Born from internet culture, meme coins started as jokes but gained massive popularity. Coins like Dogecoin (DOGE) and Shiba Inu (SHIB) have large communities and strong social media presence.
7.2 Why They Matter
Although speculative, meme coins highlight the power of community in driving value. They’ve introduced millions to cryptocurrency and often serve as entry points for new investors.
8. The Future of Cryptocurrency Diversity
The crypto industry is expanding rapidly, with new categories emerging every year — from asset-backed tokens to CBDCs (Central Bank Digital Currencies). This diversity is driving innovation across global finance, enabling faster payments, programmable money, and decentralized economies.
As the market matures, expect more integration between traditional finance and blockchain, making digital currencies a permanent fixture of everyday life.
Conclusion: A Universe Beyond Bitcoin
Cryptocurrency is no longer defined by Bitcoin alone.
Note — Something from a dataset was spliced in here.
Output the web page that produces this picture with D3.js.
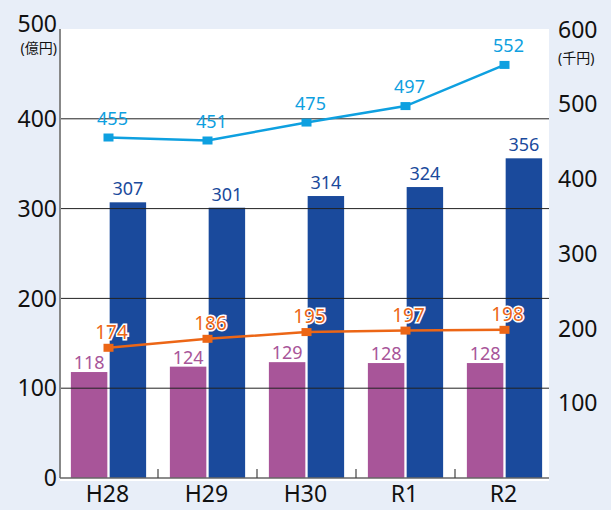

It has evolved into a multifaceted ecosystem where every type of digital currency serves a unique purpose — whether it’s Bitcoin as a store of value, Ethereum powering decentralized apps, or stablecoins ensuring price stability.
Understanding these categories helps investors make smarter decisions and appreciate the broader vision of blockchain technology: a transparent, decentralized, and inclusive financial future.
The more you explore, the clearer it becomes — cryptocurrencies aren’t just the future of money; they’re the future of the global economy itself.